Maryland sets "zero waste" goal for 2030
By Editorial Staff, Resource Recycling
As part of an effort to significantly curb statewide greenhouse gas emissions in the coming decade, Maryland recently set some lofty goals when it comes to diverting what residents send to landfills.
The state's "Greenhouse Gas Reduction Plan" aims to create an 85 percent reduction in solid waste by 2030. To achieve that level, state number crunchers are relying on significant recycling boosts: The state wants to raise its overall recycling rate to 50 percent by 2015, 60 percent by 2020 and 80 percent by 2030. The report says the state's current recycling rate is just over 40 percent.
The greenhouse gas plan serves to explain how the state can cut its overall emissions by 25 percent by 2020, a directive that Gov.
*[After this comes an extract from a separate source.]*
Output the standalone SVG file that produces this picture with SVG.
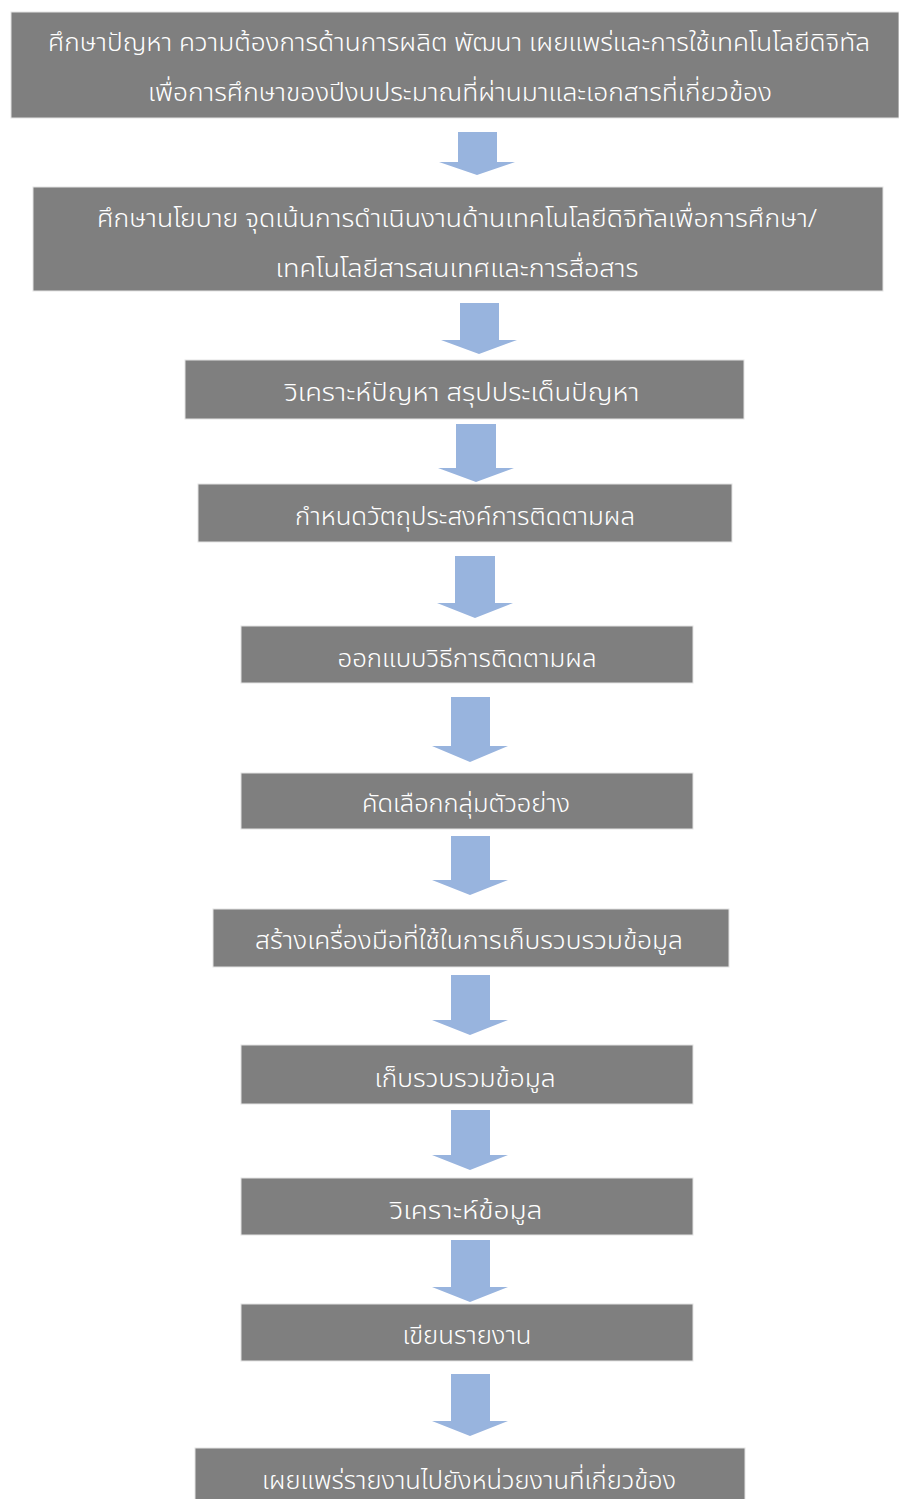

Martin O'Malley laid out in 2009. Through reducing what goes to landfills and enacting other waste-oriented measures, including relying more on waste-to-energy facilities, the state claims it can cut its greenhouse gas emissions by 4.8 million metric tons of carbon dioxide equivalent annually. Such reductions in the waste realm account for around 8 percent of the total greenhouse gas emission cuts spelled out in the plan.
To increase recycling rates, the plan focuses primarily on facilitating food scraps composting and pushing for more recycling-oriented legislation, including a bottle bill. The report points out that, currently, just over 5 percent of food scraps in the state are composted but that regulatory changes and increased access and education for residents could increase the number significantly. On the beverage container recovery front, the report states 60 percent of beverage containers in the state are currently disposed of or tossed as litter, so there is clearly space for progress.